Now, with the necessary arcana exhausted in its utility, it is prudent to let Augustine have the final word on this, and before I do, perhaps, it is critical to think why Muslim society has developed a fetish for civilization purity beyond the now rather stale explanation of it being a response to coloniality, which is true, but insufficient now and here. I do not accept the rejoinder that the “tradition” already has enough substance to not need “external” data points. In fact, if one may be bold and brave, a proper thinker would categorize this line of argument as particularly regressive and almost anti-God. But never-mind, that seems to be too great an ask when an adolescent minded culture would not even recognize Ghazali or Ibn Sina.
Anyway, I would not be disinclined to have the Augustine as a core agent of any secondary humanities curriculum in the Muslim context, which, by the way, lies in utter ruin, so does the tertiary, for that matter. There is no hope until the teaching profession is revived, it cannot remain the purview of snobbish elderly women of the richer schools or the financially emaciated intellectual laborers of the less privileged, mostly public schools. In fact, it may very well be so that the ethical core of Christianity, its utter devotion to humility, be able to rise again in the East, perhaps with a little help from the order of the Muhammadan ﷺ mystics, but we shall wait and see, we the materialists.
I am also not entirely against a radical resuscitation of a proper slave morality that utilizes the original contextual substance of the past without needing to be a slave to it; so, in practice, if we integrate the substrate of meekness into the substrate of the modern critique of such a morality, we may yet discover some light.
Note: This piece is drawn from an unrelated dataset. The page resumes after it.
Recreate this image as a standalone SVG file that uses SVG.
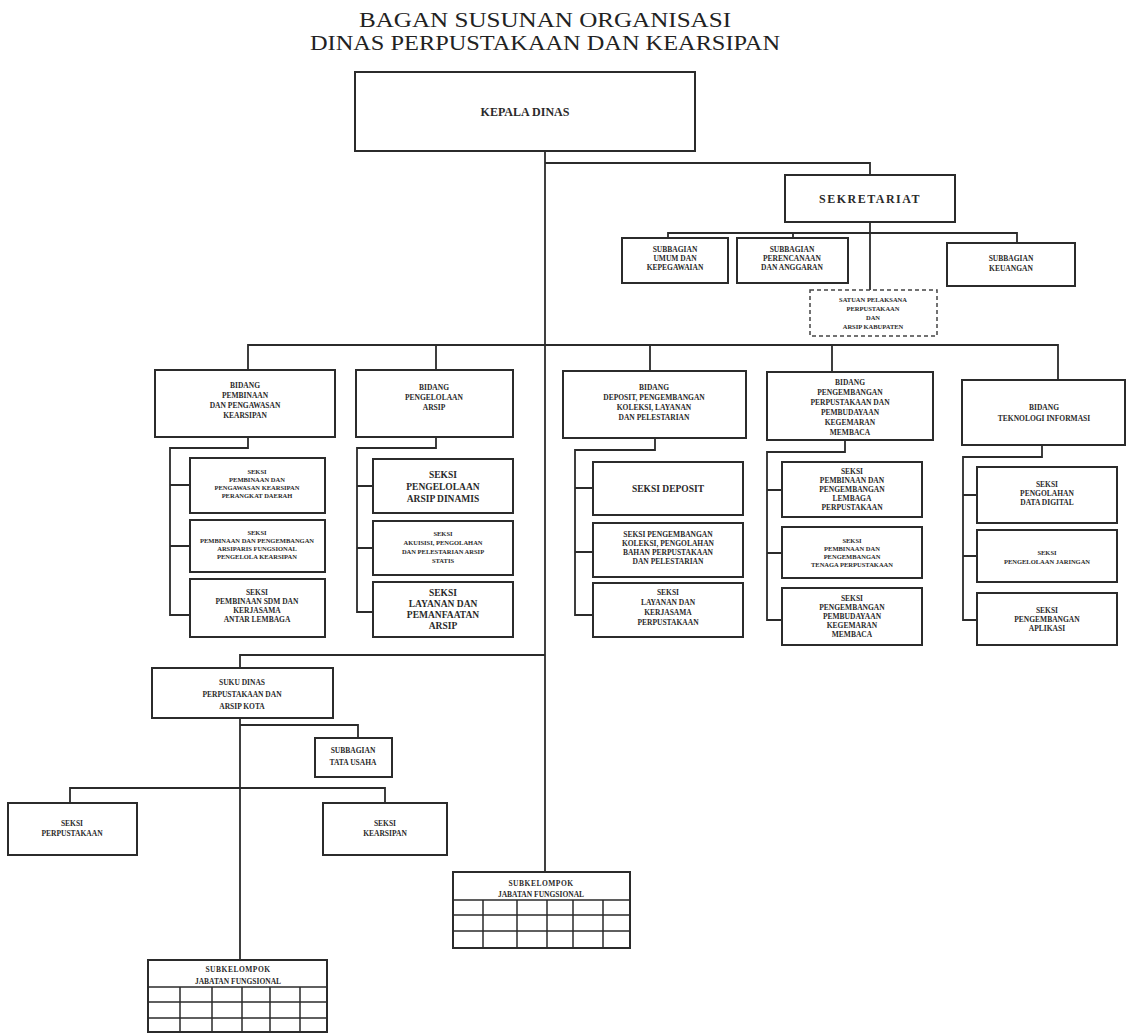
<svg xmlns="http://www.w3.org/2000/svg" width="1126" height="1033" viewBox="0 0 1126 1033">
<style>
.bx{fill:#fff;stroke:#2b2b2b;stroke-width:2}
.ds{fill:#fff;stroke:#444;stroke-width:1.5;stroke-dasharray:4 3}
.ln{fill:none;stroke:#2b2b2b;stroke-width:1.8}
.gr{fill:none;stroke:#2b2b2b;stroke-width:1.5}
text{font-family:"Liberation Serif","DejaVu Serif",serif;fill:#2a2a2a;text-anchor:middle;font-weight:bold}
.t{font-size:20px;font-weight:normal;fill:#222}
.s{font-size:7.5px}
.xs{font-size:6.5px}
.m{font-size:9.5px}
.l{font-size:12px}
</style>
<rect width="1126" height="1033" fill="#fff"/>
<g id="title">
<text class="t" x="545" y="27" textLength="372" lengthAdjust="spacingAndGlyphs">BAGAN SUSUNAN ORGANISASI</text>
<text class="t" x="545" y="50" textLength="470" lengthAdjust="spacingAndGlyphs">DINAS PERPUSTAKAAN DAN KEARSIPAN</text>
</g>
<g id="connectors">
<path class="ln" d="M545 151V872"/>
<path class="ln" d="M545 163H870V175"/>
<path class="ln" d="M870 222V290"/>
<path class="ln" d="M668 238V233H1017V243M793 233V238"/>
<path class="ln" d="M248 370V345H1058V380M436 345V370M650 345V371M832 345V372"/>
<path class="ln" d="M248 437V448H170V615H190M170 485H190M170 546H190"/>
<path class="ln" d="M436 437V448H357V612H373M357 486H373M357 548H373"/>
<path class="ln" d="M655 438V450H575V615H593M575 488H593M575 552H593"/>
<path class="ln" d="M845 440V452H767V620H782M767 490H782M767 553H782"/>
<path class="ln" d="M1042 445V457H963V620H977M963 495H977M963 556H977"/>
<path class="ln" d="M545 655H240V668"/>
<path class="ln" d="M240 718V960"/>
<path class="ln" d="M240 725H358V738"/>
<path class="ln" d="M70 803V788H385V803"/>
</g>
<g id="kepala"><rect class="bx" x="355" y="72" width="340" height="79"/><text class="l" x="525" y="116">KEPALA DINAS</text></g>
<g id="sekretariat"><rect class="bx" x="785" y="175" width="170" height="47"/><text class="l" x="870" y="203" font-weight="normal" letter-spacing="1.5">SEKRETARIAT</text></g>
<g id="subbag-umum"><rect class="bx" x="622" y="238" width="106" height="45"/><text class="s" x="675"><tspan x="675" y="252">SUBBAGIAN</tspan><tspan x="675" y="261">UMUM DAN</tspan><tspan x="675" y="270">KEPEGAWAIAN</tspan></text></g>
<g id="subbag-perencanaan"><rect class="bx" x="737" y="238" width="111" height="45"/><text class="s" x="792"><tspan x="792" y="252">SUBBAGIAN</tspan><tspan x="792" y="261">PERENCANAAN</tspan><tspan x="792" y="270">DAN ANGGARAN</tspan></text></g>
<g id="subbag-keuangan"><rect class="bx" x="947" y="243" width="128" height="43"/><text class="s" x="1011"><tspan x="1011" y="261">SUBBAGIAN</tspan><tspan x="1011" y="271">KEUANGAN</tspan></text></g>
<g id="satuan-pelaksana"><rect class="ds" x="810" y="290" width="127" height="46"/><text class="xs" x="873"><tspan x="873" y="302">SATUAN PELAKSANA</tspan><tspan x="873" y="311">PERPUSTAKAAN</tspan><tspan x="873" y="320">DAN</tspan><tspan x="873" y="329">ARSIP KABUPATEN</tspan></text></g>
<g id="bidang-pembinaan"><rect class="bx" x="155" y="370" width="180" height="67"/><text class="s" x="245"><tspan x="245" y="388">BIDANG</tspan><tspan x="245" y="398">PEMBINAAN</tspan><tspan x="245" y="408">DAN PENGAWASAN</tspan><tspan x="245" y="418">KEARSIPAN</tspan></text></g>
<g id="bidang-pengelolaan"><rect class="bx" x="356" y="370" width="157" height="67"/><text class="s" x="434"><tspan x="434" y="390">BIDANG</tspan><tspan x="434" y="400">PENGELOLAAN</tspan><tspan x="434" y="410">ARSIP</tspan></text></g>
<g id="bidang-deposit"><rect class="bx" x="563" y="371" width="183" height="67"/><text class="s" x="654"><tspan x="654" y="390">BIDANG</tspan><tspan x="654" y="400">DEPOSIT, PENGEMBANGAN</tspan><tspan x="654" y="410">KOLEKSI, LAYANAN</tspan><tspan x="654" y="420">DAN PELESTARIAN</tspan></text></g>
<g id="bidang-pengembangan"><rect class="bx" x="767" y="372" width="166" height="68"/><text class="s" x="850"><tspan x="850" y="385">BIDANG</tspan><tspan x="850" y="395">PENGEMBANGAN</tspan><tspan x="850" y="405">PERPUSTAKAAN DAN</tspan><tspan x="850" y="415">PEMBUDAYAAN</tspan><tspan x="850" y="425">KEGEMARAN</tspan><tspan x="850" y="435">MEMBACA</tspan></text></g>
<g id="bidang-ti"><rect class="bx" x="962" y="380" width="163" height="65"/><text class="s" x="1044"><tspan x="1044" y="410">BIDANG</tspan><tspan x="1044" y="421">TEKNOLOGI INFORMASI</tspan></text></g>
<g id="seksi-1a"><rect class="bx" x="190" y="458" width="135" height="55"/><text class="xs" x="257"><tspan x="257" y="474">SEKSI</tspan><tspan x="257" y="482">PEMBINAAN DAN</tspan><tspan x="257" y="490">PENGAWASAN KEARSIPAN</tspan><tspan x="257" y="498">PERANGKAT DAERAH</tspan></text></g>
<g id="seksi-1b"><rect class="bx" x="190" y="520" width="135" height="52"/><text class="xs" x="257"><tspan x="257" y="535">SEKSI</tspan><tspan x="257" y="543">PEMBINAAN DAN PENGEMBANGAN</tspan><tspan x="257" y="551">ARSIPARIS FUNGSIONAL</tspan><tspan x="257" y="559">PENGELOLA KEARSIPAN</tspan></text></g>
<g id="seksi-1c"><rect class="bx" x="190" y="579" width="135" height="58"/><text class="s" x="257"><tspan x="257" y="595">SEKSI</tspan><tspan x="257" y="604">PEMBINAAN SDM DAN</tspan><tspan x="257" y="613">KERJASAMA</tspan><tspan x="257" y="622">ANTAR LEMBAGA</tspan></text></g>
<g id="seksi-2a"><rect class="bx" x="373" y="459" width="140" height="54"/><text class="m" x="443"><tspan x="443" y="478">SEKSI</tspan><tspan x="443" y="490">PENGELOLAAN</tspan><tspan x="443" y="502">ARSIP DINAMIS</tspan></text></g>
<g id="seksi-2b"><rect class="bx" x="373" y="521" width="140" height="54"/><text class="xs" x="443"><tspan x="443" y="536">SEKSI</tspan><tspan x="443" y="545">AKUISISI, PENGOLAHAN</tspan><tspan x="443" y="554">DAN PELESTARIAN ARSIP</tspan><tspan x="443" y="563">STATIS</tspan></text></g>
<g id="seksi-2c"><rect class="bx" x="373" y="582" width="140" height="55"/><text class="m" font-size="9" x="443"><tspan x="443" y="596">SEKSI</tspan><tspan x="443" y="607">LAYANAN DAN</tspan><tspan x="443" y="618">PEMANFAATAN</tspan><tspan x="443" y="629">ARSIP</tspan></text></g>
<g id="seksi-3a"><rect class="bx" x="593" y="462" width="150" height="53"/><text class="m" x="668" y="492">SEKSI DEPOSIT</text></g>
<g id="seksi-3b"><rect class="bx" x="593" y="523" width="150" height="54"/><text class="s" font-size="8" x="668"><tspan x="668" y="537">SEKSI PENGEMBANGAN</tspan><tspan x="668" y="546">KOLEKSI, PENGOLAHAN</tspan><tspan x="668" y="555">BAHAN PERPUSTAKAAN</tspan><tspan x="668" y="564">DAN PELESTARIAN</tspan></text></g>
<g id="seksi-3c"><rect class="bx" x="593" y="583" width="150" height="54"/><text class="s" font-size="8" x="668"><tspan x="668" y="595">SEKSI</tspan><tspan x="668" y="605">LAYANAN DAN</tspan><tspan x="668" y="615">KERJASAMA</tspan><tspan x="668" y="625">PERPUSTAKAAN</tspan></text></g>
<g id="seksi-4a"><rect class="bx" x="782" y="462" width="140" height="55"/><text class="s" x="852"><tspan x="852" y="474">SEKSI</tspan><tspan x="852" y="483">PEMBINAAN DAN</tspan><tspan x="852" y="492">PENGEMBANGAN</tspan><tspan x="852" y="501">LEMBAGA</tspan><tspan x="852" y="510">PERPUSTAKAAN</tspan></text></g>
<g id="seksi-4b"><rect class="bx" x="782" y="527" width="140" height="51"/><text class="xs" x="852"><tspan x="852" y="543">SEKSI</tspan><tspan x="852" y="551">PEMBINAAN DAN</tspan><tspan x="852" y="559">PENGEMBANGAN</tspan><tspan x="852" y="567">TENAGA PERPUSTAKAAN</tspan></text></g>
<g id="seksi-4c"><rect class="bx" x="782" y="588" width="140" height="57"/><text class="s" x="852"><tspan x="852" y="601">SEKSI</tspan><tspan x="852" y="610">PENGEMBANGAN</tspan><tspan x="852" y="619">PEMBUDAYAAN</tspan><tspan x="852" y="628">KEGEMARAN</tspan><tspan x="852" y="637">MEMBACA</tspan></text></g>
<g id="seksi-5a"><rect class="bx" x="977" y="467" width="140" height="56"/><text class="s" x="1047"><tspan x="1047" y="487">SEKSI</tspan><tspan x="1047" y="496">PENGOLAHAN</tspan><tspan x="1047" y="505">DATA DIGITAL</tspan></text></g>
<g id="seksi-5b"><rect class="bx" x="977" y="530" width="140" height="52"/><text class="xs" x="1047"><tspan x="1047" y="555">SEKSI</tspan><tspan x="1047" y="564">PENGELOLAAN JARINGAN</tspan></text></g>
<g id="seksi-5c"><rect class="bx" x="977" y="593" width="140" height="52"/><text class="s" x="1047"><tspan x="1047" y="613">SEKSI</tspan><tspan x="1047" y="622">PENGEMBANGAN</tspan><tspan x="1047" y="631">APLIKASI</tspan></text></g>
<g id="suku-dinas"><rect class="bx" x="152" y="668" width="181" height="50"/><text class="s" x="242"><tspan x="242" y="685">SUKU DINAS</tspan><tspan x="242" y="697">PERPUSTAKAAN DAN</tspan><tspan x="242" y="709">ARSIP KOTA</tspan></text></g>
<g id="subbag-tu"><rect class="bx" x="315" y="738" width="77" height="39"/><text class="s" x="353"><tspan x="353" y="753">SUBBAGIAN</tspan><tspan x="353" y="765">TATA USAHA</tspan></text></g>
<g id="seksi-perpustakaan"><rect class="bx" x="8" y="803" width="129" height="52"/><text class="s" x="72"><tspan x="72" y="826">SEKSI</tspan><tspan x="72" y="836">PERPUSTAKAAN</tspan></text></g>
<g id="seksi-kearsipan"><rect class="bx" x="323" y="803" width="124" height="52"/><text class="s" x="385"><tspan x="385" y="826">SEKSI</tspan><tspan x="385" y="836">KEARSIPAN</tspan></text></g>
<g id="subkelompok-1">
<rect class="bx" x="453" y="872" width="177" height="76"/>
<text class="s" font-size="8" x="541"><tspan x="541" y="886" letter-spacing="0.5">SUBKELOMPOK</tspan><tspan x="541" y="897">JABATAN FUNGSIONAL</tspan></text>
<path class="gr" d="M453 900H630M453 915H630M453 931H630M483 900V948M517 900V948M547 900V948M573 900V948M603 900V948"/>
</g>
<g id="subkelompok-2">
<rect class="bx" x="148" y="960" width="179" height="72"/>
<text class="s" font-size="8" x="238"><tspan x="238" y="972" letter-spacing="0.5">SUBKELOMPOK</tspan><tspan x="238" y="984">JABATAN FUNGSIONAL</tspan></text>
<path class="gr" d="M148 987H327M148 1002H327M148 1018H327M180 987V1033M212 987V1033M242 987V1033M270 987V1033M300 987V1033"/>
</g>
</svg>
Augustine says to young Dioscorus:
That first way, however, is humility; the second way is humility, and the third way is humility, and as often as you ask, I would say this. It is not that there are no other Commandments that should be mentioned, but unless humility precedes and accompanies and follows upon all our good actions and is set before us to gaze upon, set alongside for us to cling to, and set over us to crush us down, pride tears the whole benefit from our hand when we rejoice over some good deed. We must fear the other vices in sinful actions, but pride even in good deeds. Otherwise, we will lose, because of the desire for praise, those things that were done in a praiseworthy manner. And so, when that most distinguished orator was asked what he thought one ought first of all to observe in the rules of eloquence, he is said to have answered, “Delivery.” And when he was asked what came second, he said again, “Delivery.” And asked what came third, he said only, “Delivery.” So too, if you ask—and as often as you ask—about the rules of the Christian religion, I would answer only, “Humility,” even if necessity would perhaps force me to say something else.1
I lied; it is not possible to conclude without letting the Dionysian jester, whose specter is itching to hammer away at our text, have a word too. The slave morality we speak of here is not the one he lit on fire; the one he had rightfully dismantled shall remain in ruin. Rather, it is another concept of his, that of modesty, that we may invoke to save us from the prison construed through the economies of status. At a time of established turmoil, he notes, with a distrust of metaphysics and grand civilizational claims:
All philosophers have the common failing of starting out from man as he is now and thinking they can reach their goal through an analysis of him. They involuntarily think of ‘man’ as an aeterna veritas as something that remains constant in the midst of all flux, as a sure measure of things. Everything the philosopher has declared about man is, however, at bottom no more than a testimony as to the man of a very limited period of time…but every thing has become: there are no eternal facts, just as there are no absolute truths. Consequently what is needed from now on is historical philosophizing, and with it the virtue of modesty.2
For our purpose, what he rightly underlines is primarily the correct attitude towards discovering the nature of the times, through a careful, almost philologically precise method, to recognize that our conceptions, the domain of status here, has to ruptured here and now, in the moment, almost like one has to touch it, feel it, what Proust, for something entirely else, described as:
Thus it can be only after one has recognized, not without having had to feel one’s way, the optical illusions of one’s first impression that one can arrive at an exact knowledge of another person, supposing such knowledge to be ever possible.3
It is then this alchemical collision between humility and modesty, with a meek arrogance, both not mutually exclusive, that we rely upon for redemption from the crimes of seeking what ought not be sought, and in doing, inducing the widespread decay of man and society.
Augustine and John E. Rotelle, The Works of Saint Augustine: A Translation For The 21st Century, trans. Edmund Hill, with Augustinian Heritage Institute (New City Press, 1990), 116-117.
Friedrich Nietzsche et al., Human, All Too Human, 13. print, ed. Richard Schacht, Cambridge Texts in the History of Philosophy (Cambridge Univ. Press, 2009), 12-13.
Marcel Proust, Within a Budding Grove, trans. C.K. Scott Moncrieff (Planet eBook).